Nos últimos dois anos reforçou-se a ideia de que ciência são as chamadas ciências duras, e dentro delas a matemática, sobretudo a matemática computacional. Ao lado do “confiem nos especialistas!” (uma pseudociência) está uma tendência de fundo e longa duração, a perda da centralidade das ciências humanas e sociais, a renúncia à literatura como espaço de criação e invenção do social, a política como obrigação e necessidade de todos.

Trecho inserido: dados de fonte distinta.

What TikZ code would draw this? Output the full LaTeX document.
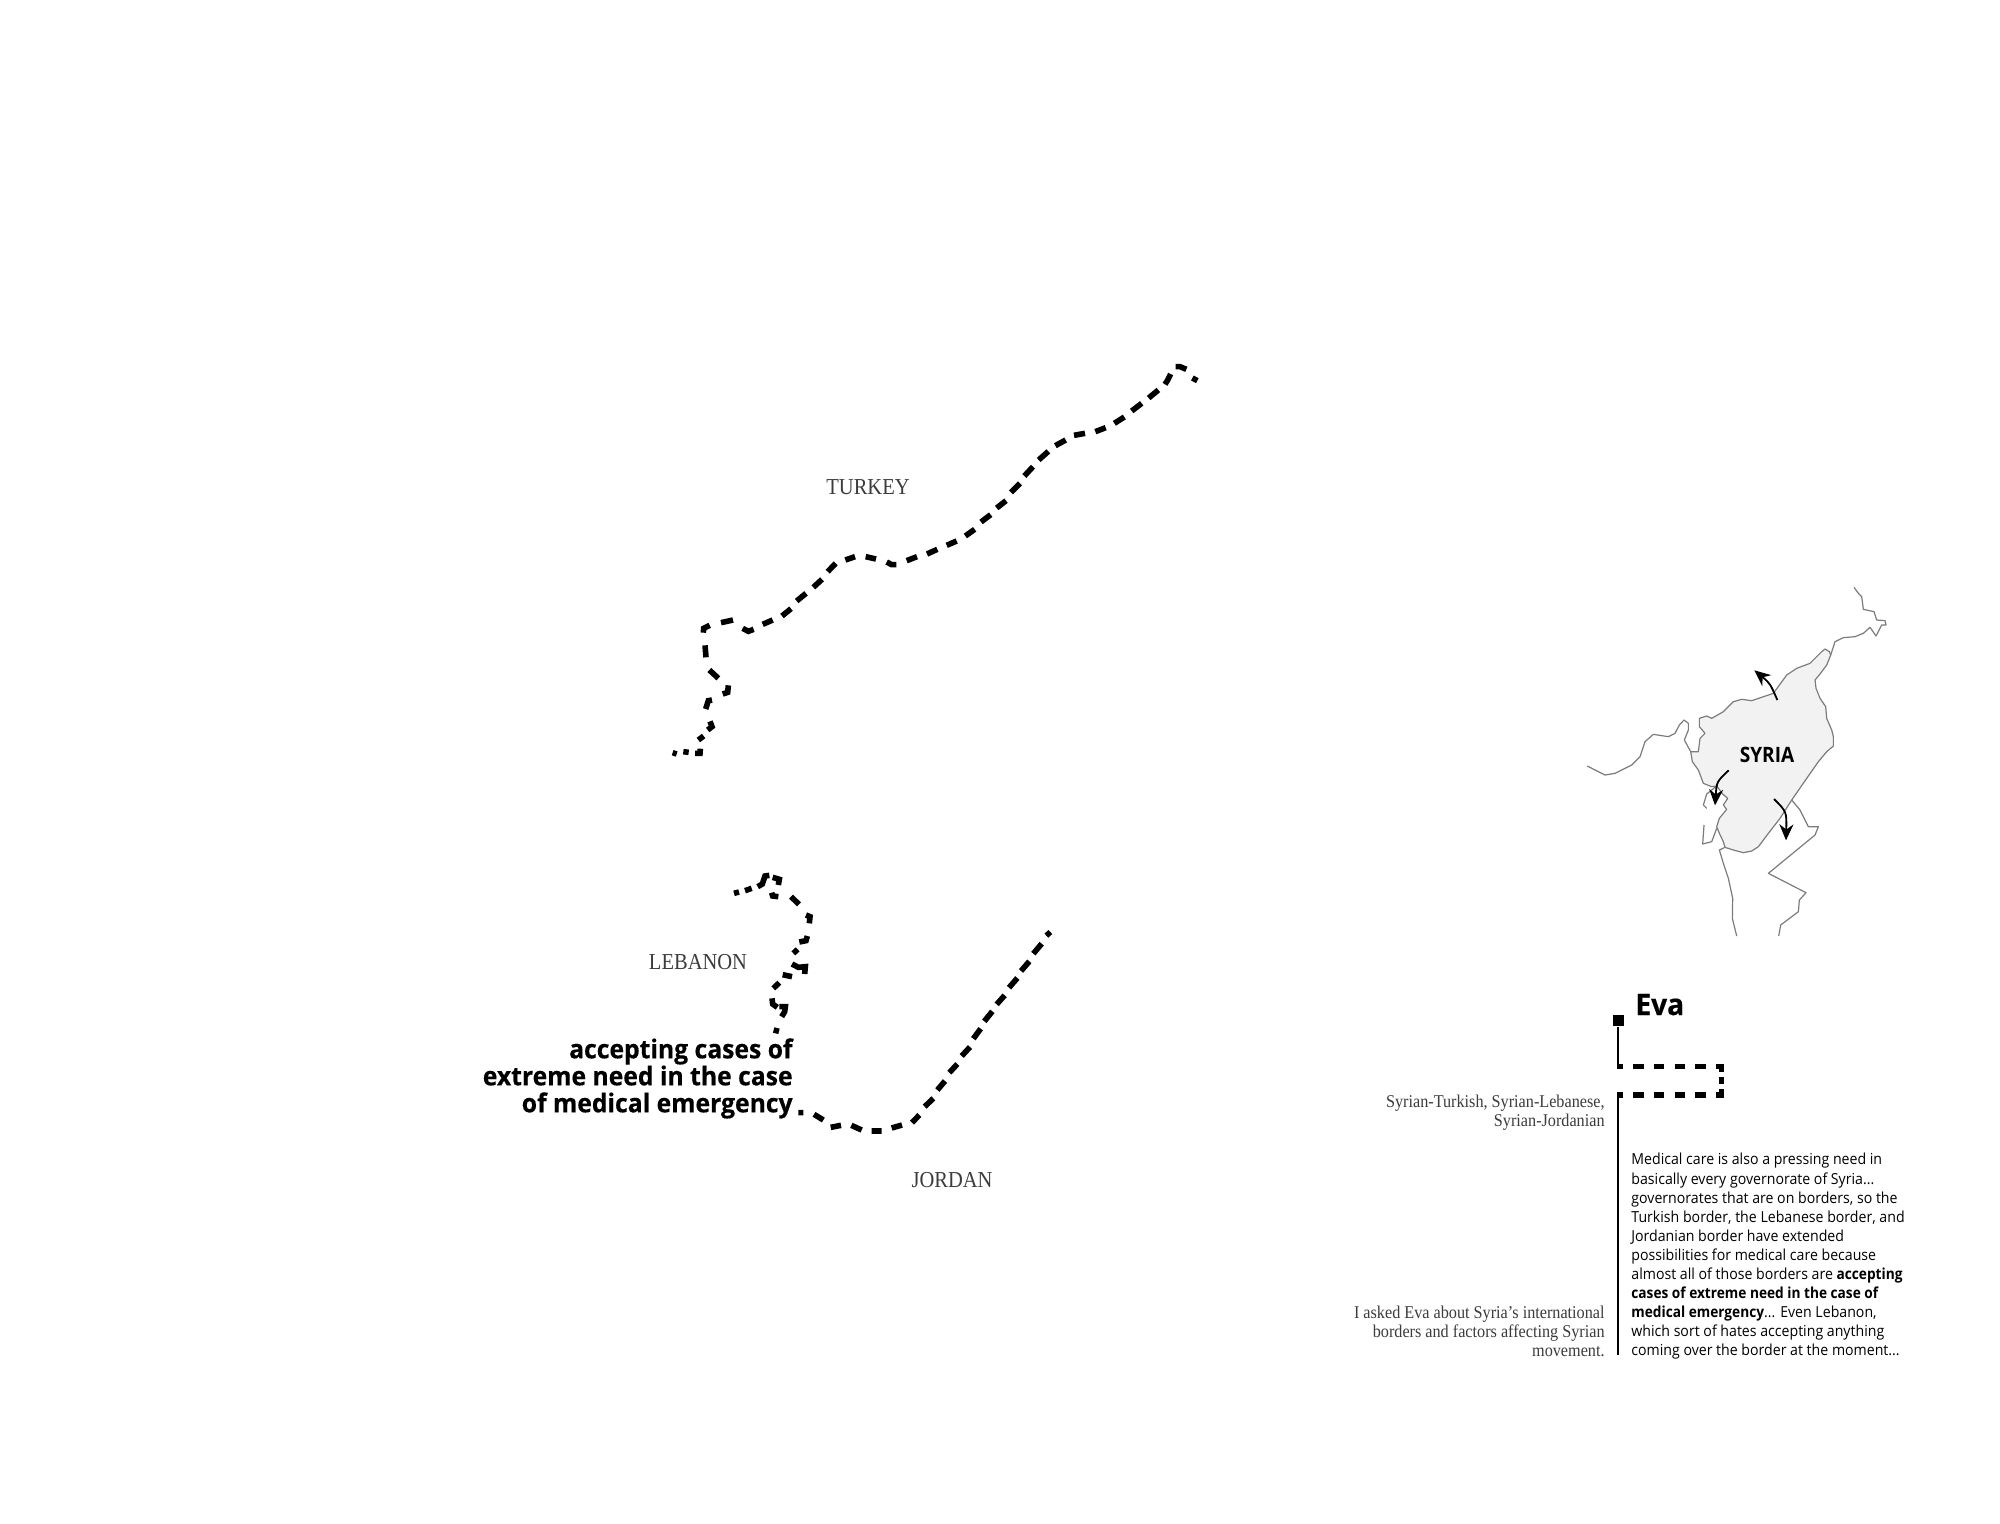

Estas tendências, que vinham desde a derrota das revoluções da década de 60-70, ganharam força com a introdução massiva da informática nos locais de trabalho. Nestes dois anos ganhou novo folego a já longa substituição de Deus pela Ciência (veja-se a quantidade de pessoas que emoldura a sua foto nas redes socias com um “Eu acredito na Ciência”), como se a ciência fosse matéria de fé e não de demonstração, estudo teórico, e claro, hipóteses controversas). Em segundo lugar, assistimos à idolatração (humana) de programas computacionais que reduziram a epidemiologia, uma ciência de carácter eminentemente social, à previsão, sempre errada já agora, de modelos, cuja justificação para o erro é sempre o “imprevisível”, “o vírus que nos surpreende”.
Vejamos, existe uma parte do impacto do vírus que é desconhecida, mas temos um amplo conhecimento acumulado que nos aponta caminhos – desprezados, uma vez que exigiam mudanças económicas radicais em sociedades carcomidas pelo neoliberalismo. Sabemos que a esmagadora maioria das pessoas que adoece ou morre é muito idoso, vive em lares, ou é obesa e tem comorbilidades associadas à obesidade – ora a maioria das pessoas no mundo ocidental com este quadro são pobres ou das classes trabalhadoras e médias.